TfL asks people to have their say on future of landmark scheme on Bishopsgate

26 January 2022

Transport for London (TfL) has launched a six-month public consultation into the future of a major walking and cycling scheme on the A10 Bishopsgate. New data suggests that the scheme has led to an improvement in bus journey times and is supporting thousands of safer cycle journeys each day.  

In August 2020, TfL introduced a series of temporary changes along the road as a response to the pandemic, which were designed to make it safer and easier for people to walk, cycle and use public transport. The changes implemented included new restrictions on vehicles using the road on weekdays between 0700 and 1900 to ensure that there was enough room for people to cycle on the road safely. Wider footways were also constructed along the corridor to ensure social distancing and a number of banned turns were introduced along the road.  

New data suggests that the changes have played a vital role in supporting sustainable travel along the corridor. Enabling more people to walk, cycle and use public transport will be an essential part the capital's successful recovery from the pandemic. TfL data shows that the performance of buses on the Bishopsgate corridor has significantly improved since the changes were introduced. Northbound bus journey times along Bishopsgate are 38 per cent lower now than they were before the pandemic, with southbound journey times 26 per cent lower.   

TfL data also demonstrates that very high numbers of people are using the Bishopsgate scheme to cycle, with monitoring so far showing that there have been up to 8,000 people cycling per day on Bishopsgate. These numbers are despite a drop in the number of people travelling in central London during the coronavirus lockdowns and Government advice for people to work from home.     

In December 2021, TfL decided to retain the scheme with a new 'Experimental Traffic Order', which could last for an 18-month period. The consultation, which runs until 25 July, will supplement TfL's monitoring of the experimental scheme and help TfL to decide what the future of the Bishopsgate scheme should be beyond its 18-month experimental period.     

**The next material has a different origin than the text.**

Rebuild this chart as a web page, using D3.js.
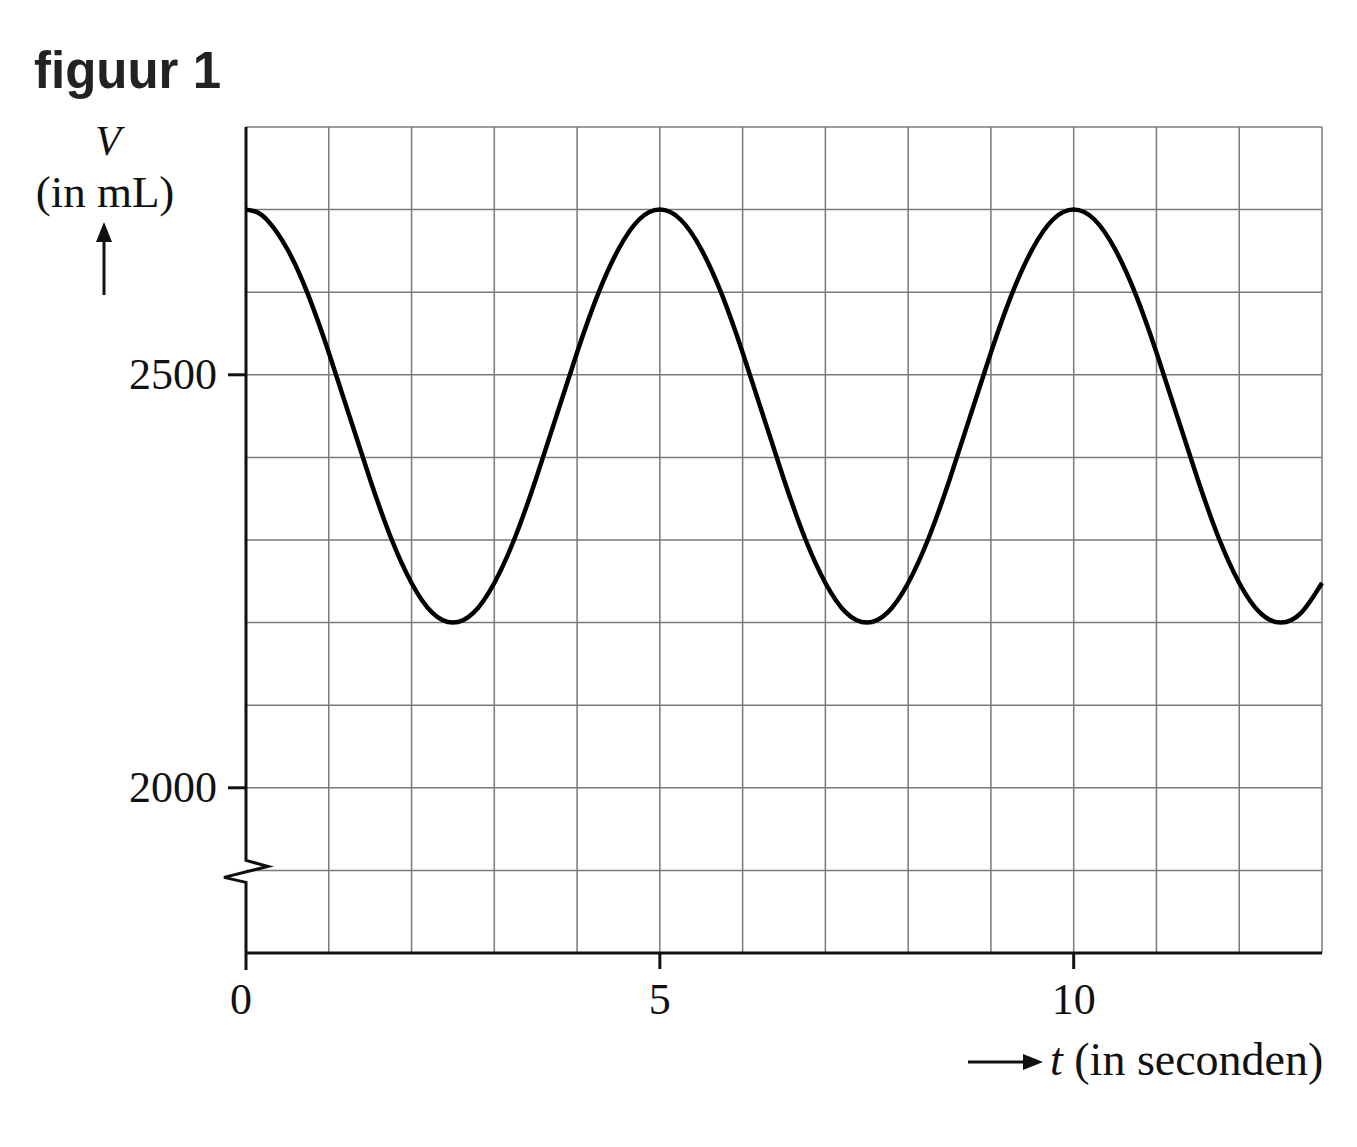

Will Norman, London's Walking and Cycling Commissioner said: "These changes have made a huge difference to the way people travel along Bishopsgate. It has become safer and more comfortable for both pedestrians and cyclists, and bus journey times have also reduced thanks to the new vehicle restrictions on the road. As we aim to get more Londoners walking, cycling and using public transport, schemes like this are vital to ensure that people feel safe enough to do so. We want to hear what others think of this scheme, so please do have your say." 

Sam Monck, TfL's Head of Healthy Streets Investment, said: "Ensuring that people can walk, cycle and use public transport will continue to be vital as the capital recovers from the pandemic. Our data suggests that the changes we've made along Bishopsgate are playing an important role in promoting healthy and sustainable ways of travelling in London and feedback from Londoners will be hugely valuable as we assess the next steps for the scheme. I'd encourage everybody to have their say during the six month consultation period."  

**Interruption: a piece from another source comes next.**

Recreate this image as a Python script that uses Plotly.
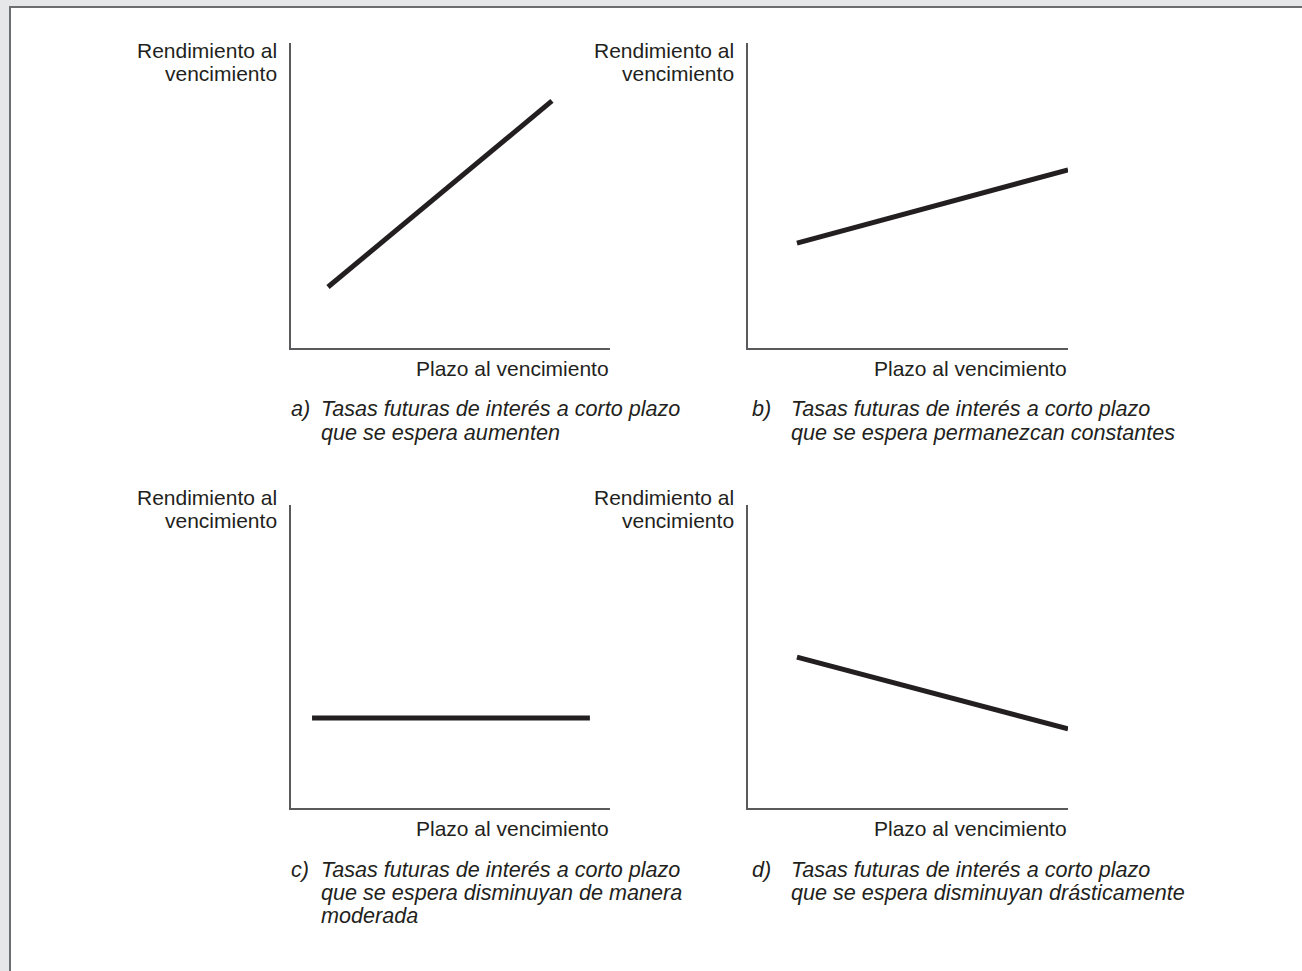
import plotly.graph_objects as go

W, H = 1302, 971

# data (arbitrary units, axes run 0..10)
plazo_a = [1.16, 8.18]
rend_a = [2.0, 8.1]
plazo_b = [1.53, 10.0]
rend_b = [3.44, 5.84]
plazo_c = [0.66, 9.37]
rend_c = [2.97, 2.97]
plazo_d = [1.53, 10.0]
rend_d = [4.98, 2.61]

y_label = ["Rendimiento al", "vencimiento"]
x_label = "Plazo al vencimiento"
letters = ["a)", "b)", "c)", "d)"]
captions = [
    ["Tasas futuras de interés a corto plazo", "que se espera aumenten"],
    ["Tasas futuras de interés a corto plazo", "que se espera permanezcan constantes"],
    ["Tasas futuras de interés a corto plazo", "que se espera disminuyan de manera", "moderada"],
    ["Tasas futuras de interés a corto plazo", "que se espera disminuyan drásticamente"],
]

FONT = "Liberation Sans, Arial, sans-serif"
INK = "#231f20"


def px(x):
    return x / W


def py(y):
    return 1 - y / H


# panel boxes in pixels: left, right, bottom, top
boxes = [
    (291, 610, 348, 43),
    (748, 1068, 348, 43),
    (291, 610, 808, 505),
    (748, 1068, 808, 505),
]
series = [(plazo_a, rend_a), (plazo_b, rend_b), (plazo_c, rend_c), (plazo_d, rend_d)]

fig = go.Figure()
layout = {}
annotations = []
for i, ((l, r, b, t), (xs, ys)) in enumerate(zip(boxes, series)):
    n = "" if i == 0 else str(i + 1)
    fig.add_trace(go.Scatter(x=xs, y=ys, mode="lines", xaxis="x" + n, yaxis="y" + n,
                             line=dict(color=INK, width=5), showlegend=False, hoverinfo="skip"))
    axcommon = dict(range=[0, 10], showline=True, linecolor="#5a5a5c", linewidth=2,
                    showticklabels=False, ticks="", showgrid=False, zeroline=False, fixedrange=True)
    layout["xaxis" + n] = dict(domain=[px(l), px(r)], anchor="y" + n, **axcommon)
    layout["yaxis" + n] = dict(domain=[py(b), py(t)], anchor="x" + n, **axcommon)

    top = 51 if i < 2 else 497
    for k, line in enumerate(y_label):
        annotations.append(dict(text=line, x=px(l - 12), y=py(top + 23 * k), xref="paper", yref="paper",
                                xanchor="right", yanchor="middle", showarrow=False,
                                font=dict(family=FONT, size=21, color=INK)))
    annotations.append(dict(text=x_label, x=px(r + 1), y=py(b + 20), xref="paper", yref="paper",
                            xanchor="right", yanchor="middle", showarrow=False,
                            font=dict(family=FONT, size=21, color=INK)))
    cap_top = b + 61
    lx = l - 2 if i % 2 == 0 else l + 2
    tx = l + 28 if i % 2 == 0 else l + 41
    annotations.append(dict(text="<i>" + letters[i] + "</i>", x=px(lx), y=py(cap_top), xref="paper",
                            yref="paper", xanchor="left", yanchor="middle", showarrow=False,
                            font=dict(family=FONT, size=21.6, color=INK)))
    for k, line in enumerate(captions[i]):
        annotations.append(dict(text="<i>" + line + "</i>", x=px(tx), y=py(cap_top + 23 * k),
                                xref="paper", yref="paper", xanchor="left", yanchor="middle",
                                showarrow=False, font=dict(family=FONT, size=21.6, color=INK)))

shapes = [dict(type="rect", xref="paper", yref="paper", x0=px(10), x1=px(W + 20), y0=py(H + 20), y1=py(7),
               line=dict(color="#6d6e70", width=2), fillcolor="white", layer="below")]

fig.update_layout(
    width=W, height=H, margin=dict(l=0, r=0, t=0, b=0),
    paper_bgcolor="#e6e7e8", plot_bgcolor="rgba(0,0,0,0)",
    annotations=annotations, shapes=shapes, **layout,
)

fig.write_html("out.html", config={"displayModeBar": False},
               post_script="document.body.style.margin='0';document.body.style.overflow='hidden';")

TfL is currently assessing the next steps for a number of walking and cycling schemes delivered during the pandemic. Getting feedback from Londoners will be hugely important when making decisions about the future of schemes and TfL is planning a series of public consultations to ensure that people can have their say.  

In December 2021, TfL released data that outlined the vital role played by walking and cycling during the coronavirus pandemic. While the total number of trips made in 2020 decreased dramatically as a result of the pandemic, the number of journeys cycled increased by 6.4 per cent, a remarkable change in the context of lower general activity and major reductions to workplace commuting. This meant that over the year, the proportion of journeys cycled accounted for 3.4 per cent of all journeys, up from 2.3 per cent in 2019 - a 48 per cent increase in the proportion of journeys made by bike.  

Since the start of the pandemic, TfL has worked closely with boroughs across the capital to invest in the walking and cycling infrastructure needed to enable increases in active travel, including more than 100km of new or upgraded cycle lanes, 89 Low Traffic Neighbourhoods, 322 'School Streets' and 84 km of TfL Road Network bus lanes converted to operate 24/7 Monday - Sunday.  

By autumn 2021, 19.4 per cent of Londoners lived within 400 metres of a cycle route, an increase of almost 8 percentage points since 2019 (when it was 11.5 per cent), or approximately 750,000 more Londoners living within 400 metres of the cycle network since 2019.